RAC Node Eviction
The node eviction/reboot is used for I/O fencing to ensure that writes from I/O capable clients can be cleared avoiding potential corruption scenarios in the event of a network split, node hang, or some other fatal event in clustered environment.
By definition, I/O fencing (cluster industry technique) is the isolation of a malfunctioning node from a cluster’s shared storage to protect the integrity of data.
We want to reboot here as fast as possible. Choosing not to flush local disks or kill off processes gracefully helps us shutdown quickly. It is imperative that we do not flush any IO to the shared disks. Else it may write irrelevant information to clusterware components(OCR or Voting disk) or to database files.
Who evicts/reboot the node
The daemons for Oracle Clusterware (CRS) are started by init when the machine boots. Viz. CRSD, OCSSD,EVMD, OPROCD (when vendor clusterware is absent), OCLSOMON.
There are three fatal processes, i.e. processes whose abnormal halt or kill will provoke a node reboot
1. the ocssd.bin (run as oracle)
2. the oclsomon.bin (monitors OCSSD and run as a root)
3. the oprocd.bin (I/o fencing in non-vendor clusterware env and run as a root)
—Other non-CRS Processes Capable of Evicting:
?OCFS2 (if used)
?Vendor Clusterware (if used)
?Operating System (panic)
When Node Eviction
Read below to understand when OCSSD will trigger the node reboot..
—OCSSD’s primary job is internode health monitoring (via NM and GM services), other roles not discussed here in-depth.
—It is a multi-threaded application. i.e. several jobs or threads runs simultaneously performing specific tasks. The ocssd.log reveals all the thread names clss%, clsc%, etc
Eg. Threads for performing heartbeat (network & disk) and monitoring, send/receive cluster messages, etc.
—Evictions occur when CSS detects a heartbeat problem that must be dealt with. For example, lost network communication with another node(s) or lost disk heartbeat information from another node(s). CSS initiated evictions (via poison packet or kill block) should always result in a node reboot.

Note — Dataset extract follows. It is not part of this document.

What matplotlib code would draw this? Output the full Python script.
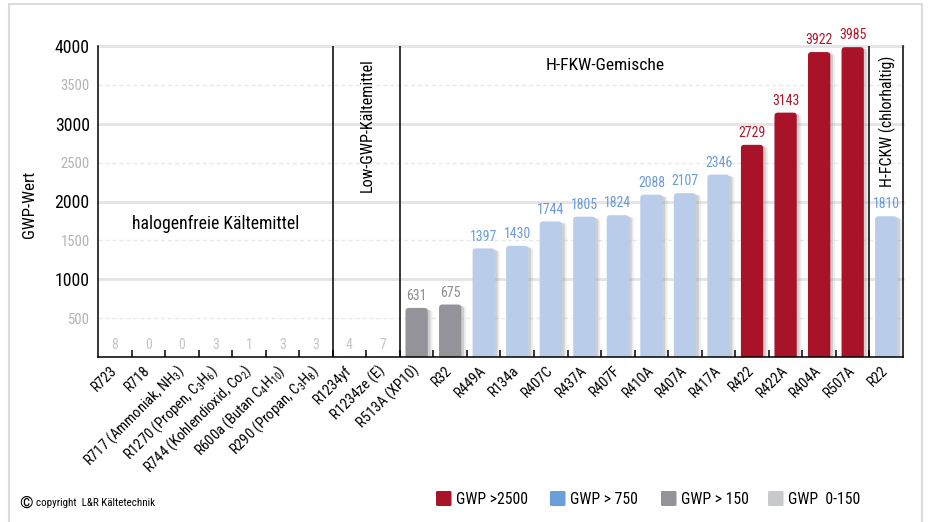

—init spawns init.cssd, which in turn spawns OCSSD as a child. If ocssd dies or is killed or exit, the node kill functionality of the init script will kill the node. Killing init.cssd (respawn creates DUP. cssd) will also result in reboot.

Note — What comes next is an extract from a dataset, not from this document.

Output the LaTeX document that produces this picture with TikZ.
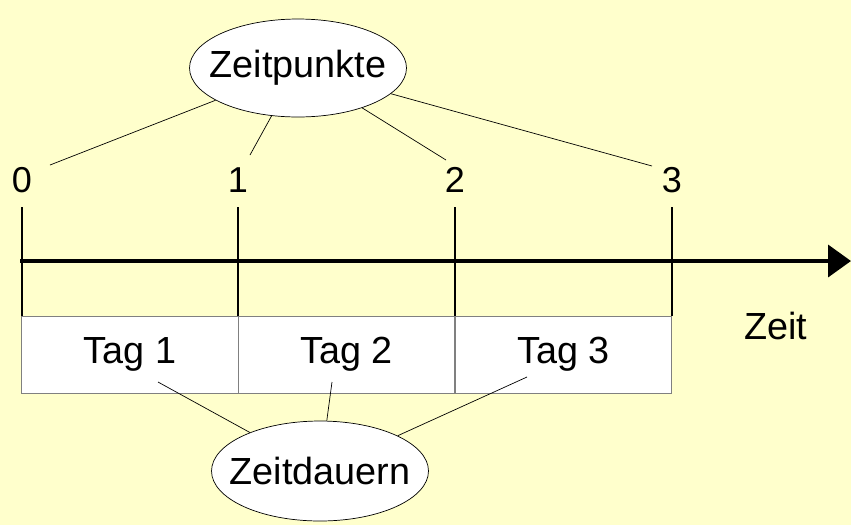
\documentclass[tikz,border=0pt]{standalone}
\usepackage{fontspec}
\setmainfont{Liberation Sans}
\usetikzlibrary{positioning,shapes.geometric,arrows.meta}
\definecolor{bgyellow}{RGB}{255,255,204}

\begin{document}
\begin{tikzpicture}[
        x=0.02cm, y=-0.02cm,
        bubble/.style={ellipse, draw=black, fill=white, thin, minimum width=4.34cm, minimum height=1.96cm, inner xsep=-0.32cm, inner ysep=0pt, font=\fontsize{21.5}{25}\selectfont},
        cell/.style={rectangle, draw=gray, fill=white, minimum width=4.33cm, minimum height=1.54cm, inner sep=0pt, font=\fontsize{21.5}{25}\selectfont},
        ticklabel/.style={inner sep=1pt, font=\fontsize{20.5}{24}\selectfont},
        tickline/.style={line width=1.1pt},
        axisline/.style={line width=2.2pt, -{Triangle[length=0.46cm, width=0.64cm]}},
        link/.style={thin}
    ]

    % background and frame of the page
    \fill[bgyellow] (0,0) rectangle (851,525);
    \useasboundingbox (0,0) rectangle (851,525);

    % the three days
    \node[cell] (c1) at (130,354.5) {Tag 1};
    \node[cell] (c2) at (346.5,354.5) {Tag 2};
    \node[cell] (c3) at (563.5,354.5) {Tag 3};

    % points in time on the axis
    \foreach \i/\x in {0/22, 1/238, 2/455, 3/672} {
        \node[ticklabel] (l\i) at (\x,180) {\i};
        \coordinate (top\i) at (\x,207);
        \coordinate (bot\i) at (\x,316);
        \draw[tickline] (top\i) -- (bot\i);
    }

    % time axis
    \coordinate (ax0) at (20,261);
    \coordinate (ax1) at (851,261);
    \draw[axisline] (ax0) -- (ax1);
    \node[font=\fontsize{21.5}{25}\selectfont] (zeit) at (776,326) {Zeit};

    % the two ellipses
    \node[bubble] (zp) at (298,68) {Zeitpunkte};
    \node[bubble, minimum height=2.0cm] (zd) at (320,471) {Zeitdauern};

    % free ends of the connectors
    \coordinate (p0) at (50,165);
    \coordinate (p1) at (250,155);
    \coordinate (p2) at (446,160);
    \coordinate (p3) at (652,166);
    \coordinate (d1) at (158,382);
    \coordinate (d2) at (332,382);
    \coordinate (d3) at (527,377);

    % connectors to the points
    \foreach \i in {0,...,3}
        \draw[link] (zp) -- (p\i);

    % connectors to the durations
    \foreach \i in {1,2,3}
        \draw[link] (zd) -- (d\i);
\end{tikzpicture}
\end{document}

Read below to understand when OCLSOMON will trigger the node reboot..
By now we know working of CSS is very crucial for cluster functioning. This calls for a process that can keep track of its(CSS’s) good health. Name: OCLSOMON.

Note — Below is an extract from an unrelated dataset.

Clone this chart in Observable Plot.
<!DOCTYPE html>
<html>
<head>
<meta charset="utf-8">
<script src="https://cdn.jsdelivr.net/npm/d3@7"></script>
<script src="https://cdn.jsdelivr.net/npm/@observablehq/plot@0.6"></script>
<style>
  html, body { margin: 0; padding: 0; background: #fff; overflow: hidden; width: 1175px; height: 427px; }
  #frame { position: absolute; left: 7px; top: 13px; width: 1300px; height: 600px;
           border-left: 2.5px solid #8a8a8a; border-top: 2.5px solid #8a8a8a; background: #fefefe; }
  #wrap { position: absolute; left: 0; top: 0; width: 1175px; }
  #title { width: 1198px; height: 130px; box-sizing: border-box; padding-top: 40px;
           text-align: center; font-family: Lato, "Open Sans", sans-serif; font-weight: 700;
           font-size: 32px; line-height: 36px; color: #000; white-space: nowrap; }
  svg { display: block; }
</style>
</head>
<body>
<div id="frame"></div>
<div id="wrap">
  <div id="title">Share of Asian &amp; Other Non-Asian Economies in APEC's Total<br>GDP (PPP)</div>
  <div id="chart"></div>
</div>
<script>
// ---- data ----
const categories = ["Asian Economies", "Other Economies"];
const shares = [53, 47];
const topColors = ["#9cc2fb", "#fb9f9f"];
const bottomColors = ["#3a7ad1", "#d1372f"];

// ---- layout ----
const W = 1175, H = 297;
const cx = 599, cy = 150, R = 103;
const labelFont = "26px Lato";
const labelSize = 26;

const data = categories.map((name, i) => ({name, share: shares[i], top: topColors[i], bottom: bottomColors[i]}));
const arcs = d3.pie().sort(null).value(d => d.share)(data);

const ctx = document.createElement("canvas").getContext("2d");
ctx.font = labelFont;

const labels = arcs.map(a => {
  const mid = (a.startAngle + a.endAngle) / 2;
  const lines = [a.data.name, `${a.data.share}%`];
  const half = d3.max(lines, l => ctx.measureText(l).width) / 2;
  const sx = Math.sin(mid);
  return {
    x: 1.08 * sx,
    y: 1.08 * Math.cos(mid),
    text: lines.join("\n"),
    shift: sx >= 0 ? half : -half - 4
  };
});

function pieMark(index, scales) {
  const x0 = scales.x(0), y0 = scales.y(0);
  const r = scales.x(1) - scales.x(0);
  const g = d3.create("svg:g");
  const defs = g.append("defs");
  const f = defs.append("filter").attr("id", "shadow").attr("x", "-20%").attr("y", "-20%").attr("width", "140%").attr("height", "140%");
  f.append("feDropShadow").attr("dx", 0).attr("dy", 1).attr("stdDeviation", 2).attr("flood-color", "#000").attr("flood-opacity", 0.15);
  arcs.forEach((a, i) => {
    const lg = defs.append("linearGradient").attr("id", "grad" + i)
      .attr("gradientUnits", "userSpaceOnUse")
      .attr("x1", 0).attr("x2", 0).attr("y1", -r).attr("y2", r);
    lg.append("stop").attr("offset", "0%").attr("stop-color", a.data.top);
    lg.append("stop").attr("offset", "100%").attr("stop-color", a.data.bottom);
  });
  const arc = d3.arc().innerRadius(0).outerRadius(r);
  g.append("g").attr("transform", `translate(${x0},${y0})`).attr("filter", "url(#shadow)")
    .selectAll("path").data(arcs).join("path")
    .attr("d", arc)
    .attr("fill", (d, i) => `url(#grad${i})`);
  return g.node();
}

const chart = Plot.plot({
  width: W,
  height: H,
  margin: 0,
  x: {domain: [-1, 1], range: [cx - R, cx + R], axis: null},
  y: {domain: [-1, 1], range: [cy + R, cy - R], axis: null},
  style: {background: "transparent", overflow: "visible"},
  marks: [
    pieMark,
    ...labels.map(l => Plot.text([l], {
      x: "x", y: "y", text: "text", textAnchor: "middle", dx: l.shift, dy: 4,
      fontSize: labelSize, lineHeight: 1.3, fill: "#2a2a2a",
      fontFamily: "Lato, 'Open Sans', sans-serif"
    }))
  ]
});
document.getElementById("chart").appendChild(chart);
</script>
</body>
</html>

This process monitors the CSS daemon for hangs or scheduling issues and can reboot a node if there is a perceived hang of CSS threads.
Variety of problems such as with OS scheduler, resources, hardware, driver, network, misconfiguration, Oracle code bug, etc may cause a process/thread to hang/crash.
Some routines in OS kernel will cause kernel ‘lockup and are non-preemtable, this causes the CPU starvation or a scheduling issues. Typically, on AIX memory over commitment may lead to heavy paging activity resulting in scheduling issues.
Read below to understand when OPROCD will trigger the node reboot..
Unlike CSS which is responsible to maintain and monitor good health of all nodes in cluster, the OPROCD helps monitor the health of node locally for any issues with self node where it runs ((when vendor clusterware is absent).
The OPROCD process is locked in memory to monitor each local cluster node where it executes, to detect scheduling latencies caused by hardware and driver freezes on a machine, and provide I/O fencing functionality. (only in 10g and 11gR1)
To provide this functionality OPROCD performs its check, stops running (sleeps/timeout –t 1000ms ), and if the wake up is beyond (margin –m 500ms) the expected time, OPROCD reboots the local node. (alarm clock snooze, exam nightmare)
default values for OPROCD can be overly sensitive to scheduling latencies and may cause FALSE reboot. Also, more so in pre-11.2 releases because its code does not function in tandem with CSS eviction code (e.g. NM polling threads).
A FALSE reboot is when a reboot takes place when no formal CSS eviction was in progress.CSS expiring misscount/disktimeout and rebooting the node is not considered a ‘false reboot’
Due to the fast nature of the reboot, the CRS logging messages might not actually get flushed to the disk. However, with newer CRS releases and on some platforms (except AIX), we now perform kernel crash dump /panic /TOC on reboot for OS support to investigate what the system looked like when we crashed the node.
IMPORTANT: OCLSOMON and OPROCD does not exists in 11gR2. CSSD Monito(ora.cssdmonitor) will take over the functionality of oclsomon and oprocd.
Also CPU Starvation or Memory starvation caused by non clusterware services may lead the node eviction. Somtime Hardware freeze will also cause the node eviction.